Hai Skandis, setujukah bahwa budaya bersaing dan menunjukkan keunggulan adalah sesuatu yang telah dipraktikkan berjamaah di berbagai sektor?
Tujuannya adalah untuk memberi kesempatan diri memperoleh peluang-peluang baru dengan sederet bekal prestasi yang dipunya. Namun apakah ini selamanya menjadi sesuatu yang baik atau justru menekan diri untuk selalu berlari dan memberi efek samping arogan dan tinggi hati.
Sifat ‘keakuan’ nyatanya menjadi kendala seiring dengan diberlakukannya persaingan yang mulai di bentuk sejak dunia pendidikan. Hari ini yang dibutuhkan adalah pribadi-pribadi yang siap berkolaborasi dengan berbagai kelebihan dan kekurangan setiap individu untuk bisa sampai pada kesuksesan secara kolektif atau kelompok.
Nah, pemahaman ini telah lama disadari oleh warga Denmark yang pada akhirnya mendarah daging menjadi falsafah budaya dan menyebar ke banyak negara di semenanjung Skandinavia.
Pengakuan dan catatan secara tertulis tentang falsafah Janteloven, sebagai falsafah anti-keakuan pertama kali yaitu pada tahun 1933 oleh seorang penulis kenamaan Denmark-Norwegia, Aksel Sandmose, dalam novelnya yang berjudul En Flyktning Krysser Sitt Spor (A Refugee Crosses His Tracks).
Jika diartikan ke dalam Bahasa Indonesia adalah Seorang Pengungsi Melintasi Jejaknya. Berkisah tentang seorang lelaki bernama Espen Arnake yang mencari ketenangan atas kegelisahan dan rasa bersalahnya karena telah melakukan banyak pembunuhan di masa mudanya.
Baca Juga:
- Gaya Hidup “Slow Living”
- Gaya Hidup “LAGOM” di Negara Skandinavia
- Kultur ‘Kebahagiaan’ Norwegia dalam ‘Kos’.
Aksel Sandmose yang mulai menulis sejak 1923 banyak terinspirasi oleh pengalaman hidupnya yang menyaksikan penindasan dan kekerasan yang terjadi selama dirinya bekerja di kamp penebangan kayu di kapal Newfoundland.
Dari sinilah ia tergugah untuk menulis novel yang dianggapnya mampu mengembalikan ingatan banyak orang akan falsafah hidup mendasar warga Skandinavia, salah satunya Janteloven.
Janteloven sendiri bukanlah sebuah nama yang disematkan sebagai warisan nenek moyang bangsa Skandinavia untuk falsafah rendah hati mereka. Nama ini dijadikan julukan falsafah tersebut semenjak novel Aksel Sandmose mendunia dan turut dipraktikkan oleh negara lainnya di luar Skandinavia.

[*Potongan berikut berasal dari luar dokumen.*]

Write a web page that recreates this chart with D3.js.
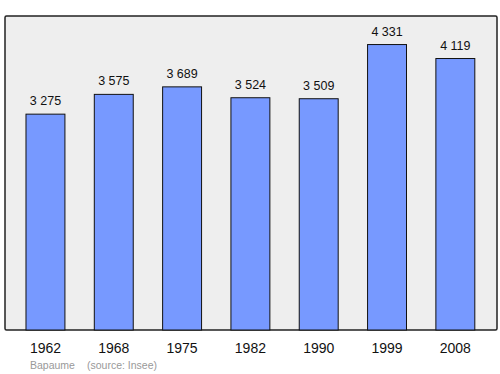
<!DOCTYPE html>
<html>
<head>
<meta charset="utf-8">
<script src="https://cdn.jsdelivr.net/npm/d3@7"></script>
<style>
  body { margin: 0; background: #fff; }
  text { font-family: "Liberation Sans", Arial, sans-serif; }
</style>
</head>
<body>
<svg id="chart" width="500" height="374"></svg>
<script>
var years = ["1962", "1968", "1975", "1982", "1990", "1999", "2008"];
var population = [3275, 3575, 3689, 3524, 3509, 4331, 4119];
var town = "Bapaume";
var source = "(source: Insee)";

var svg = d3.select("#chart");
var panel = { left: 5, top: 16, right: 497, bottom: 330 };

svg.append("rect")
    .attr("x", panel.left)
    .attr("y", panel.top)
    .attr("width", panel.right - panel.left)
    .attr("height", panel.bottom - panel.top)
    .attr("rx", 1.5)
    .style("fill", "#eeeeee")
    .style("stroke", "#222")
    .style("stroke-width", 1.5);

var x = d3.scaleBand()
    .domain(years)
    .range([11.3, 489.5])
    .paddingInner(0.43)
    .paddingOuter(0.215);

var y = d3.scaleLinear()
    .domain([0, d3.max(population) * 1.1])
    .range([panel.bottom, panel.top]);

var data = years.map(function(yr, i) { return { year: yr, value: population[i] }; });

var fmt = function(v) {
    // french style thousands separator
    return d3.format(",")(v).replace(",", " ");
};

svg.selectAll("rect.bar")
    .data(data)
    .enter().append("rect")
    .attr("class", "bar")
    .attr("x", function(d) { return x(d.year); })
    .attr("y", function(d) { return y(d.value); })
    .attr("width", x.bandwidth())
    .attr("height", function(d) { return panel.bottom - y(d.value); })
    .style("fill", "#7799ff")
    .style("stroke", "#111")
    .style("stroke-width", 1);

svg.selectAll("text.val")
    .data(data)
    .enter().append("text")
    .attr("class", "val")
    .attr("x", function(d) { return x(d.year) + x.bandwidth() / 2; })
    .attr("y", function(d) { return y(d.value) - 9; })
    .attr("text-anchor", "middle")
    .style("font-size", "12.5px")
    .style("fill", "#111")
    .text(function(d) { return fmt(d.value); });

svg.selectAll("text.year")
    .data(data)
    .enter().append("text")
    .attr("class", "year")
    .attr("x", function(d) { return x(d.year) + x.bandwidth() / 2; })
    .attr("y", 352.5)
    .attr("text-anchor", "middle")
    .style("font-size", "14px")
    .style("fill", "#111")
    .text(function(d) { return d.year; });

svg.append("text")
    .attr("x", 30)
    .attr("y", 368.5)
    .style("font-size", "10.5px")
    .style("fill", "#999")
    .text(town);

svg.append("text")
    .attr("x", 87)
    .attr("y", 368.5)
    .style("font-size", "10.5px")
    .style("fill", "#999")
    .text(source);
</script>
</body>
</html>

Janteloven diambil dari kata ‘Jante’, sebuah kota imanjiner di Denmark yang dikisahkan dalam bukunya. Sedangkan ‘lov’ adalah akar kata Nordik yang berarti hukum, aturan, atau falsafah. Warga Swedia menyebutnya Jantelagen, Finlandia menyebutnya Jantelaki, dan Islandia menyebutnya Jantelogin.
Berkat falsafah Janteloven ini banyak warga Skandinavia yang berprestasi mendunia namun tidak tertarik untuk mengekspos dirinya di hadapan media secara berlebihan, bahkan mereka cenderung nyaman untuk tidak diketahui dan membiarkan begitu saja karya dan prestasinya diagungkan dunia.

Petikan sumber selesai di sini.